* [EXERCISE GOAL] Retype the opening lines of the data exactly, stopping after the line that contains "radius = 8 / px_x". Skip every picture.

* [SUPPLIED DATA]
--------------------------------

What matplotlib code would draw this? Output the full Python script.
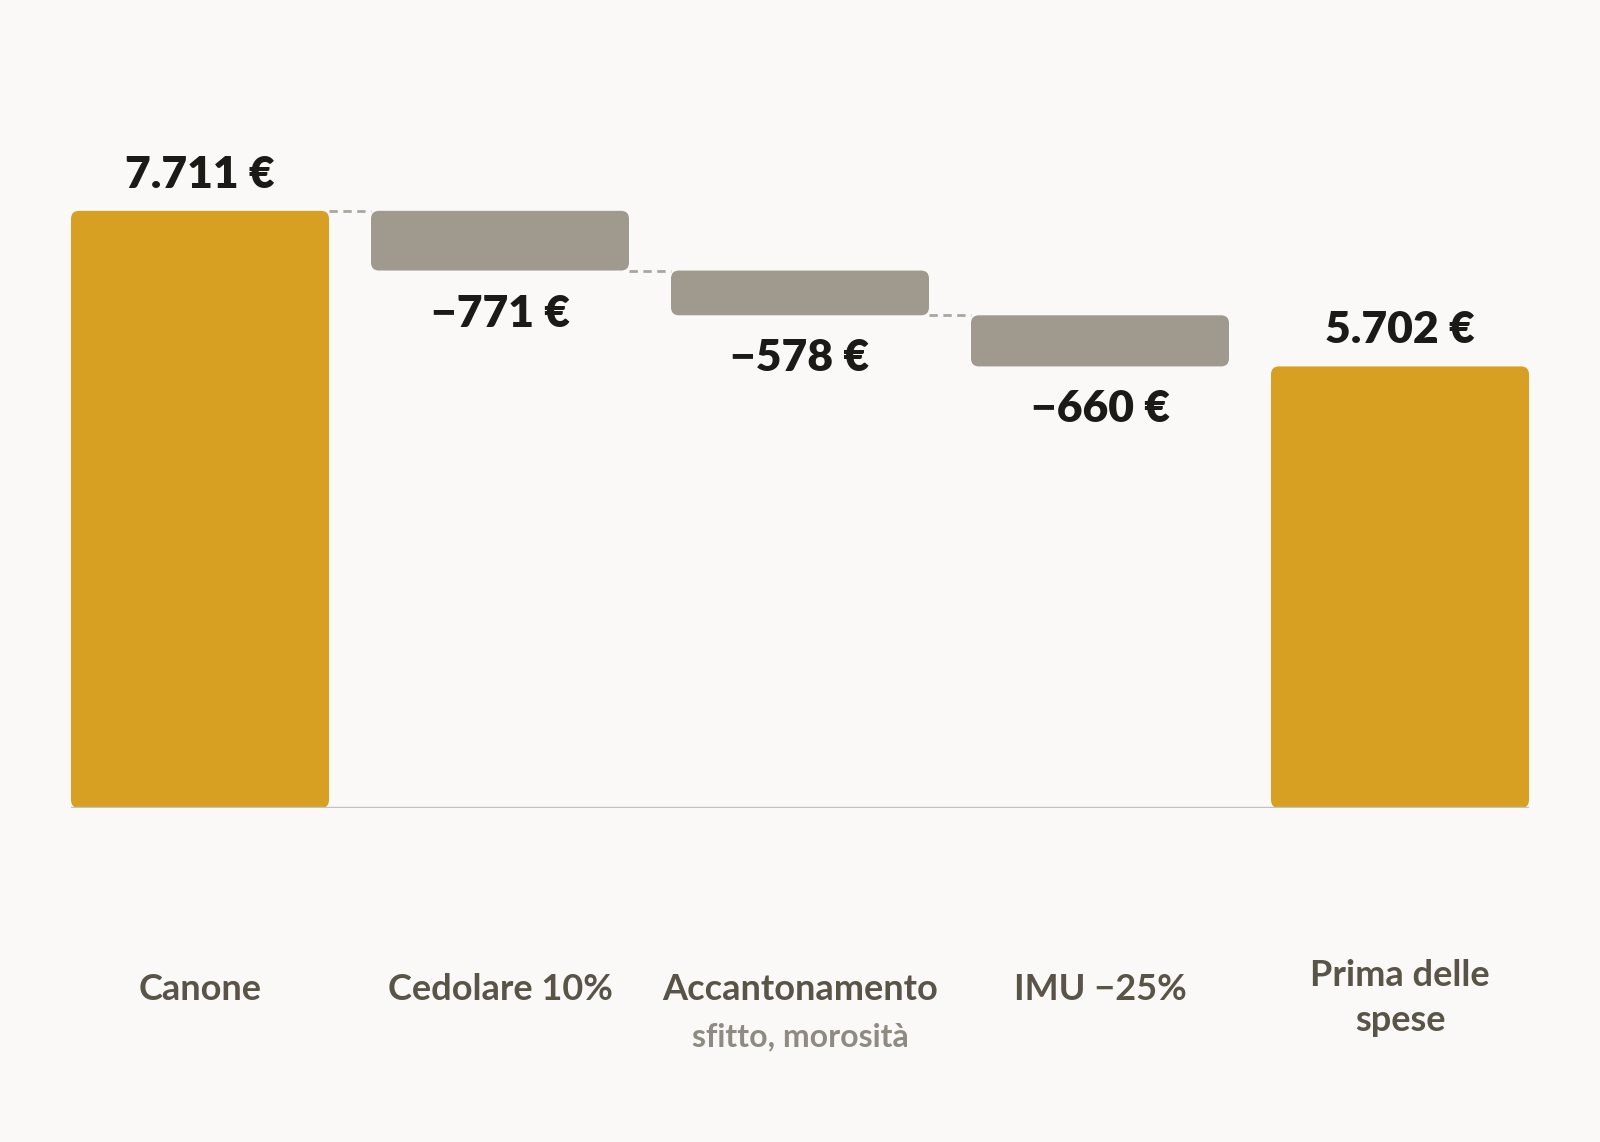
import numpy as np
import matplotlib.pyplot as plt
from matplotlib.patches import FancyBboxPatch

# data
categories = ['Canone', 'Cedolare 10%', 'Accantonamento', 'IMU −25%', 'Prima delle\nspese']
sublabels = ['', '', 'sfitto, morosità', '', '']
values = [7711, -771, -578, -660, 5702]
kinds = ['total', 'delta', 'delta', 'delta', 'total']
value_labels = ['7.711 €', '−771 €', '−578 €', '−660 €', '5.702 €']

BG = '#faf9f7'
GOLD = '#d8a023'
GREY = '#a09a8e'
DARK = '#1c1a17'
LABEL = '#5a5448'
SUB = '#8f8b83'

plt.rcParams['font.family'] = ['Lato', 'DejaVu Sans']

fig = plt.figure(figsize=(16, 11.42), dpi=100, facecolor=BG)
ax = fig.add_axes([71 / 1600, 334 / 1142, 1458 / 1600, 697 / 1142])
ax.set_facecolor(BG)

width = 0.86
ymax = 9000
ax.set_xlim(-width / 2, len(values) - 1 + width / 2)
ax.set_ylim(0, ymax)

# pixels per data unit, for rounded corners
px_x = 1458 / (len(values) - 1 + width)
px_y = 697 / ymax
aspect = px_x / px_y
radius = 8 / px_x

running = 0
tops = []
for i, (v, k) in enumerate(zip(values, kinds)):
    if k == 'total':
        bottom, top = 0, v
        running = v
        color = GOLD
    else:
        top = running
        bottom = running + v
        running = bottom
        color = GREY
    tops.append((bottom, top))
    patch = FancyBboxPatch((i - width / 2, bottom), width, top - bottom,
                           boxstyle=f'round,pad=0,rounding_size={radius}',
                           mutation_aspect=aspect, facecolor=color,
                           edgecolor='none', zorder=3)
    ax.add_patch(patch)

    if k == 'total':
        ax.annotate(value_labels[i], (i, top), xytext=(0, 26), textcoords='offset points',
                    ha='center', va='center', fontsize=32, fontweight='heavy', color=DARK)
    else:
        ax.annotate(value_labels[i], (i, bottom), xytext=(0, -31), textcoords='offset points',
                    ha='center', va='center', fontsize=32, fontweight='heavy', color=DARK)

# dashed connectors between the running levels
for i in range(len(values) - 2):
    level = tops[i][1] if kinds[i] == 'total' else tops[i][0]
    ax.plot([i + width / 2, i + 1 - width / 2], [level, level], color='#aaa69f',
            lw=2, ls=(0, (3, 2)), zorder=2)

# baseline
ax.axhline(0, color='#c4c2be', lw=2.4, zorder=4)

# category labels
for i, (c, s) in enumerate(zip(categories, sublabels)):
    dy = -137 if '\n' in c else -131
    ax.annotate(c, (i, 0), xytext=(0, dy), textcoords='offset points',
                ha='center', va='center', fontsize=26, fontweight='bold',
                color=LABEL, linespacing=1.45, annotation_clip=False)
    if s:
        ax.annotate(s, (i, 0), xytext=(0, -165), textcoords='offset points',
                    ha='center', va='center', fontsize=23, fontweight='bold',
                    color=SUB, annotation_clip=False)

for sp in ax.spines.values():
    sp.set_visible(False)
ax.set_xticks([])
ax.set_yticks([])

fig.savefig('out.png', dpi=100, facecolor=BG)
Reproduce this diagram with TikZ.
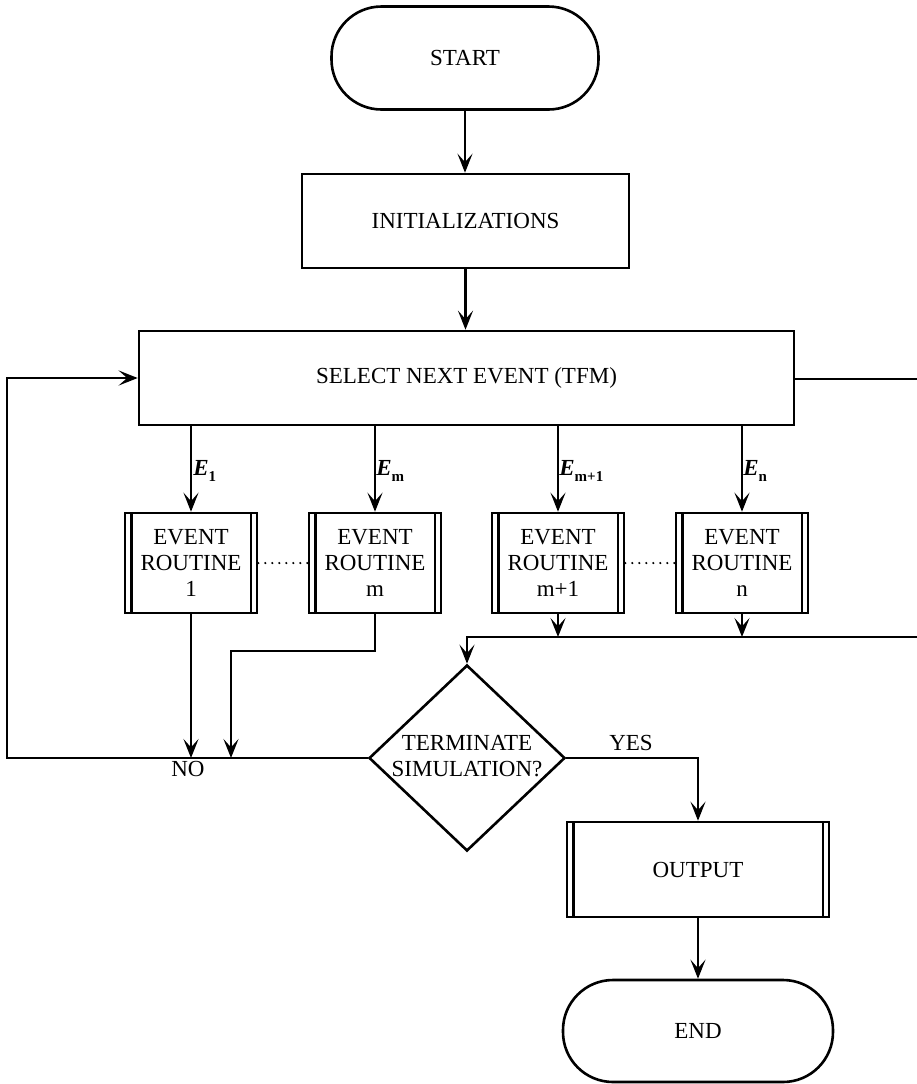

--------------------------------

* [ANSWER TO THE TASK]
What matplotlib code would draw this? Output the full Python script.
import numpy as np
import matplotlib.pyplot as plt
from matplotlib.patches import FancyBboxPatch

# data
categories = ['Canone', 'Cedolare 10%', 'Accantonamento', 'IMU −25%', 'Prima delle\nspese']
sublabels = ['', '', 'sfitto, morosità', '', '']
values = [7711, -771, -578, -660, 5702]
kinds = ['total', 'delta', 'delta', 'delta', 'total']
value_labels = ['7.711 €', '−771 €', '−578 €', '−660 €', '5.702 €']

BG = '#faf9f7'
GOLD = '#d8a023'
GREY = '#a09a8e'
DARK = '#1c1a17'
LABEL = '#5a5448'
SUB = '#8f8b83'

plt.rcParams['font.family'] = ['Lato', 'DejaVu Sans']

fig = plt.figure(figsize=(16, 11.42), dpi=100, facecolor=BG)
ax = fig.add_axes([71 / 1600, 334 / 1142, 1458 / 1600, 697 / 1142])
ax.set_facecolor(BG)

width = 0.86
ymax = 9000
ax.set_xlim(-width / 2, len(values) - 1 + width / 2)
ax.set_ylim(0, ymax)

# pixels per data unit, for rounded corners
px_x = 1458 / (len(values) - 1 + width)
px_y = 697 / ymax
aspect = px_x / px_y
radius = 8 / px_x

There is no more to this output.